"It was hard to discern who were the actors and who were the inmates," says Christopher Lloyd of his time spent filming 1975's Academy award-winning One Flew Over The Cuckoo's Nest. It's hardly surprising. As revealed in Charles Kiselyak's excellent and often very funny feature-length documentary, we learn that the filmmakers and 89 mental patients effectively lived and worked together as one while shooting in a real-life psychiatric hospital in Oregon.
Viewers may detect a trend here: Merry Prankster Ken Kesey's source novel had been written on the night shift in the ward of a Californian mental institution, while the author was high on Peyote, as a diatribe against what he coined "Bull**** consciousness" - the patients' mental state, he believed, was a natural reaction to the soul-sapping insanity of corporate America and "institutionalised evil". As Kesey, who clearly identified with his Goliath-baiting protagonist RP McMurphy, says, "Not only was I writing about these guys with twisted consciousness - but I had joined their ranks." Years later, following a Kirk Douglas-starring stage adaptation and numerous knock-backs from queasy Hollywood execs, director Milos Forman would apply the same Dunkirk spirit to his movie, aided no end by a remarkably progressive administrator, Dr Dean Brooks, whose residential psychiatric hospital provided a location for cast and crew, and who insists the film-making process was a useful aid to his patients' rehabilitation.

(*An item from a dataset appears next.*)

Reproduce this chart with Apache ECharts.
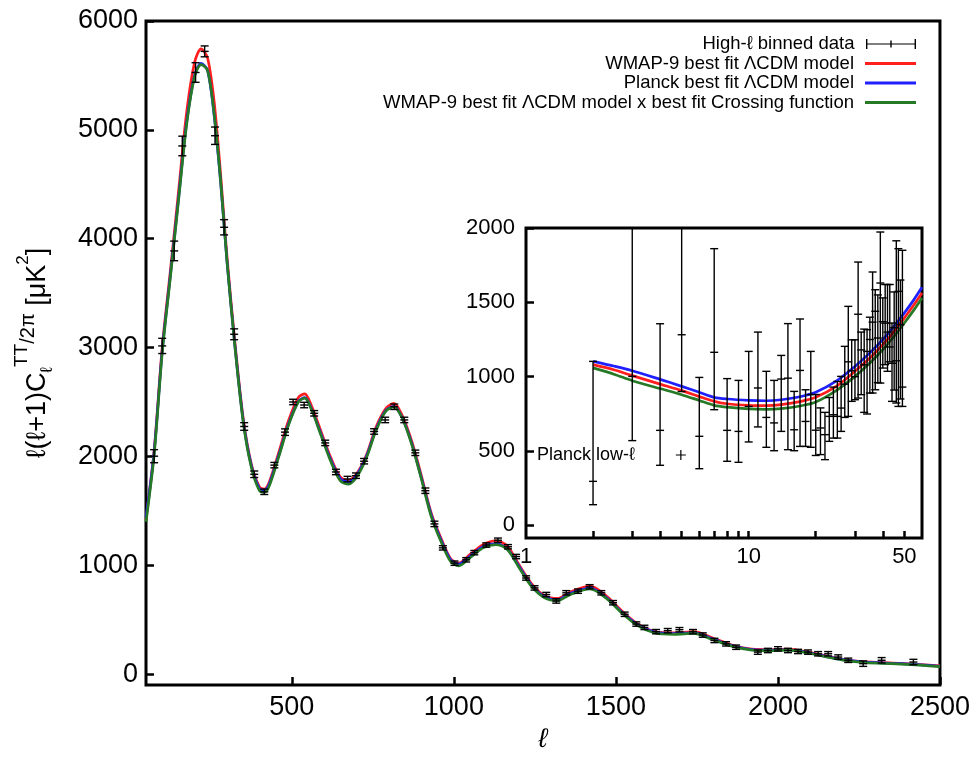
<!DOCTYPE html>
<html><head><meta charset="utf-8">
<script src="https://cdn.jsdelivr.net/npm/echarts@6/dist/echarts.min.js"></script>
<style>html,body{margin:0;padding:0;background:#fff}#c{width:973px;height:758px}</style>
</head><body><div id="c"></div>
<script>
const FONT = '"Liberation Sans", Arial, Helvetica, sans-serif';

// ---------- main panel: model curves ----------
const ell = [50,75,100,125,150,175,200,220,240,260,280,300,325,350,375,400,415,430,460,490,520,540,560,590,620,650,675,700,730,760,790,815,840,870,900,930,960,990,1015,1050,1090,1130,1165,1200,1240,1280,1320,1360,1420,1470,1520,1570,1620,1680,1740,1800,1860,1920,1980,2030,2090,2150,2200,2260,2320,2380,2440,2500];
const wmapModel = [1420,2050,3000,3700,4420,5150,5620,5744,5660,5265,4600,3830,3030,2350,1930,1720,1700,1760,2040,2330,2540,2575,2470,2230,1990,1810,1782,1840,2010,2270,2440,2487,2380,2140,1820,1480,1250,1060,1020,1100,1190,1225,1175,1010,830,720,695,755,808,720,575,455,392,378,390,330,265,230,226,230,205,165,136,114,106,99,88,75];
const planckModel = [1440,2040,2970,3660,4360,5060,5500,5610,5545,5140,4530,3790,3000,2330,1915,1705,1690,1745,2015,2300,2505,2540,2440,2205,1970,1795,1765,1830,2000,2250,2420,2460,2360,2120,1800,1465,1235,1050,1010,1085,1170,1198,1150,995,815,710,685,742,790,705,565,448,386,372,380,322,260,226,221,224,200,161,133,112,103,96,85,72];
const crossModel = [1400,2010,2950,3640,4340,5040,5490,5600,5545,5150,4540,3790,2990,2315,1900,1685,1670,1725,2000,2290,2500,2535,2435,2195,1955,1775,1745,1810,1985,2240,2415,2455,2355,2110,1790,1450,1220,1035,995,1070,1160,1190,1145,985,805,700,675,732,782,698,558,440,378,365,374,316,255,221,216,220,196,157,129,108,99,92,82,69];

// ---------- main panel: high-ell binned data ----------
const binEll = [75,100,137,162,203,231,263,291,322,353,384,415,446,479,504,538,569,603,636,672,698,723,754,788,816,847,881,912,940,966,1002,1038,1063,1100,1136,1167,1192,1223,1249,1285,1316,1347,1383,1419,1455,1491,1527,1563,1588,1624,1660,1696,1738,1768,1804,1840,1871,1938,1969,2000,2031,2062,2093,2124,2155,2186,2217,2263,2320,2418];
const binVal = [2002,3015,3888,4852,5527,5721,4946,4105,3122,2275,1836,1675,1920,2223,2500,2472,2396,2124,1857,1792,1823,1956,2229,2335,2456,2335,2033,1685,1380,1160,1019,1050,1116,1186,1230,1170,1080,883,792,731,672,747,762,802,747,656,550,460,429,390,399,408,390,359,309,278,247,202,217,232,217,208,202,187,187,157,127,96,127,111];
const binErr = [60,70,90,90,90,50,80,70,50,35,30,25,25,30,25,25,25,25,25,25,25,25,25,25,25,25,25,25,25,20,20,20,20,20,20,20,20,20,20,20,20,20,20,20,20,20,20,20,20,20,20,20,20,20,20,20,20,20,20,20,20,20,20,20,20,20,20,25,25,25];

// ---------- inset: low-ell models ----------
const lowModelEll = [2,2.5,3,4,5,6,7,8,10,12,14,17,20,25,30,35,40,45,50,55,60];
const lowWmap =   [1081,1045,1007,950,906,866,834,818,807,805,812,832,861,940,1036,1125,1215,1305,1395,1480,1563];
const lowPlanck = [1103,1070,1040,982,935,895,861,850,841,838,845,865,895,975,1069,1160,1249,1340,1429,1515,1601];
const lowCross =  [1059,1015,973,920,879,840,807,795,783,780,785,803,830,912,1002,1092,1182,1272,1361,1446,1530];

// ---------- inset: Planck low-ell data ----------
const lowEll = [2,3,4,5,6,7,8,9,10,11,12,13,14,15,16,17,18,19,20,21,22,23,24,25,26,27,28,29,30,31,32,33,34,35,36,37,38,39,40,41,42,43,44,45,46,47,48,49];
const lowVal = [296,1002,639,1282,599,1164,639,632,800,924,726,689,984,990,643,1042,699,880,640,655,610,733,744,733,789,950,1100,1040,1000,1420,1180,1080,1170,1250,1367,1440,1260,1630,1370,1360,1300,1200,1090,1330,1107,1574,1350,930];
const lowLo =  [139,570,404,900,381,778,431,424,561,662,525,502,632,509,502,531,531,525,470,476,442,565,587,587,632,726,733,834,845,856,879,760,749,890,890,912,960,957,1058,1081,1036,1100,834,910,823,800,850,800];
const lowHi =  [1103,2600,1356,2600,995,1861,987,975,1170,1300,1036,975,1143,1357,901,1388,912,1170,880,790,760,860,930,968,1002,1204,1473,1248,1248,1771,1300,1320,1316,1400,1704,1585,1550,1973,1530,1620,1620,1620,1361,1570,1914,1861,1650,1850];

// ---------- ticks ----------
const mainXTicks = [500,1000,1500,2000,2500];
const mainYTicks = [0,1000,2000,3000,4000,5000,6000];
const insetXLabels = [1,10,50];
const insetXTicks = [2,3,4,5,6,7,8,9,10,20,30,40,50];
const insetYTicks = [0,500,1000,1500,2000];

const legendNames = ['High-ℓ binned data','WMAP-9 best fit ΛCDM model','Planck best fit ΛCDM model','WMAP-9 best fit ΛCDM model x best fit Crossing function'];
const RED = '#ff1f1f', BLUE = '#2020ff', GREEN = '#267a26';

const zip = (a, b) => a.map((v, i) => [v, b[i]]);

function errRender(capHalf, ptHalf) {
  return function (params, api) {
    const x = api.value(0), v = api.value(1), lo = api.value(2), hi = api.value(3);
    const pv = api.coord([x, v]), pl = api.coord([x, lo]), ph = api.coord([x, hi]);
    const st = { stroke: '#000', lineWidth: 1.4 };
    return { type: 'group', children: [
      { type: 'line', shape: { x1: pl[0], y1: pl[1], x2: ph[0], y2: ph[1] }, style: st },
      { type: 'line', shape: { x1: pl[0] - capHalf, y1: pl[1], x2: pl[0] + capHalf, y2: pl[1] }, style: st },
      { type: 'line', shape: { x1: ph[0] - capHalf, y1: ph[1], x2: ph[0] + capHalf, y2: ph[1] }, style: st },
      { type: 'line', shape: { x1: pv[0] - ptHalf, y1: pv[1], x2: pv[0] + ptHalf, y2: pv[1] }, style: st }
    ]};
  };
}

const fmt = (v) => String(v);
const axisLabelStyle = (size) => ({ color: '#000', fontFamily: FONT, fontSize: size, formatter: fmt });
const tickStyle = { color: '#000', width: 2.5 };
const noLine = { show: false, onZero: false };

const chart = echarts.init(document.getElementById('c'), null, { renderer: 'canvas' });

const lineSeries = (name, xi, yi, data, color, z) => ({
  name, type: 'line', xAxisIndex: xi, yAxisIndex: yi, data, smooth: 0.3, showSymbol: false, symbol: 'none',
  lineStyle: { color, width: 2.7 }, itemStyle: { color }, z, silent: true, clip: true
});

const rowCenters = [44, 63.5, 83, 102.5];
const errIcon = 'path://M0,4.4h50v1.2h-50z M0,0h1.4v10h-1.4z M24.3,1.5h1.4v7h-1.4z M48.6,0h1.4v10h-1.4z';
const legends = legendNames.map((n, i) => ({
  data: [{ name: n, icon: i === 0 ? errIcon : 'rect' }],
  orient: 'vertical', align: 'right', right: 57, top: rowCenters[i] - 10,
  itemWidth: 51, itemHeight: i === 0 ? 10 : 3, padding: 0, selectedMode: false,
  textStyle: { color: '#000', fontFamily: FONT, fontSize: 18.5, lineHeight: 20, padding: [0, 6, 0, 0] }
}));
legends.push({
  data: [{ name: 'Planck low-ℓ', icon: 'path://M0,4.4h10v1.2h-10z M4.4,0h1.2v10h-1.2z' }],
  orient: 'vertical', align: 'right', left: 537, top: 445,
  itemWidth: 10, itemHeight: 10, padding: 0, selectedMode: false,
  textStyle: { color: '#000', fontFamily: FONT, fontSize: 18, lineHeight: 20, padding: [0, 36, 0, 0] }
});

chart.setOption({
  animation: false,
  backgroundColor: '#fff',
  legend: legends,
  grid: [
    { left: 146, top: 21, width: 794, height: 672, show: true, borderColor: '#000', borderWidth: 3, backgroundColor: '#fff' },
    { left: 526, top: 228, width: 396, height: 310, show: true, borderColor: '#000', borderWidth: 3, backgroundColor: '#fff', z: 3 }
  ],
  xAxis: [
    { type: 'value', gridIndex: 0, min: 50, max: 2500, position: 'bottom',
      axisLine: noLine, splitLine: { show: false },
      axisTick: { show: true, inside: true, length: 8, lineStyle: tickStyle, customValues: mainXTicks },
      axisLabel: Object.assign({ margin: 9, customValues: mainXTicks }, axisLabelStyle(27)),
      name: 'ℓ', nameLocation: 'middle', nameGap: 41,
      nameTextStyle: { color: '#000', fontFamily: FONT, fontSize: 27, fontStyle: 'italic' } },
    { type: 'log', logBase: 10, gridIndex: 1, min: 1, max: 60, position: 'bottom', z: 4,
      axisLine: noLine, splitLine: { show: false },
      axisTick: { show: true, inside: true, length: 7, lineStyle: tickStyle, customValues: insetXTicks },
      axisLabel: Object.assign({ margin: 8, customValues: insetXLabels }, axisLabelStyle(22)) }
  ],
  yAxis: [
    { type: 'value', gridIndex: 0, min: -100, max: 6000,
      axisLine: noLine, splitLine: { show: false },
      axisTick: { show: true, inside: true, length: 8, lineStyle: tickStyle, customValues: mainYTicks },
      axisLabel: Object.assign({ margin: 8, customValues: mainYTicks }, axisLabelStyle(27)),
      name: '{n|ℓ(ℓ+1)C}{sub|ℓ}{sup|TT}{mid|/2π}{n| [μK}{sup2|2}{n|]}',
      nameLocation: 'middle', nameGap: 82, nameRotate: 90,
      nameTextStyle: { color: '#000', fontFamily: FONT, rich: {
        n: { fontSize: 27, lineHeight: 52, fontFamily: FONT, color: '#000' },
        sub: { fontSize: 17, lineHeight: 17, verticalAlign: 'bottom', padding: [0, 0, 8, 0], fontFamily: FONT, color: '#000' },
        sup: { fontSize: 19, lineHeight: 19, verticalAlign: 'top', fontFamily: FONT, color: '#000' },
        mid: { fontSize: 20, lineHeight: 20, verticalAlign: 'top', padding: [6, 0, 0, 0], fontFamily: FONT, color: '#000' },
        sup2: { fontSize: 17, lineHeight: 17, verticalAlign: 'top', padding: [3, 0, 0, 0], fontFamily: FONT, color: '#000' }
      } } },
    { type: 'value', gridIndex: 1, min: -85, max: 2000, z: 4,
      axisLine: noLine, splitLine: { show: false },
      axisTick: { show: true, inside: true, length: 8, lineStyle: tickStyle, customValues: insetYTicks },
      axisLabel: Object.assign({ margin: 11, customValues: insetYTicks }, axisLabelStyle(22)) }
  ],
  series: [
    lineSeries(legendNames[1], 0, 0, zip(ell, wmapModel), RED, 2),
    lineSeries(legendNames[2], 0, 0, zip(ell, planckModel), BLUE, 3),
    lineSeries(legendNames[3], 0, 0, zip(ell, crossModel), GREEN, 4),
    { name: legendNames[0], type: 'custom', xAxisIndex: 0, yAxisIndex: 0, z: 5, clip: true,
      itemStyle: { color: '#000' }, silent: true,
      data: binEll.map((l, i) => [l, binVal[i], binVal[i] - binErr[i], binVal[i] + binErr[i]]),
      renderItem: errRender(4, 4) },
    lineSeries('low-ℓ WMAP-9', 1, 1, zip(lowModelEll, lowWmap), RED, 6),
    lineSeries('low-ℓ Planck', 1, 1, zip(lowModelEll, lowPlanck), BLUE, 7),
    lineSeries('low-ℓ Crossing', 1, 1, zip(lowModelEll, lowCross), GREEN, 8),
    { name: 'Planck low-ℓ', type: 'custom', xAxisIndex: 1, yAxisIndex: 1, z: 9, clip: true,
      itemStyle: { color: '#000' }, silent: true,
      data: lowEll.map((l, i) => [l, lowVal[i], lowLo[i], lowHi[i]]),
      renderItem: errRender(4, 4) }
  ]
});
</script></body></html>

And it's here that the real meat - and real heroes - of Kiselyak's film begin to emerge. If leading man Jack Nicholson (absent here) described McMurphy as "a cross between Hamlet and Jesus Christ" in his Oscar acceptance speech, the people behind the cameras, including producer Michael Douglas and screenwriter Bo Goldman, reveal themselves to be no less unusual. All of which makes for a warm, and most moving hour-and-a-half.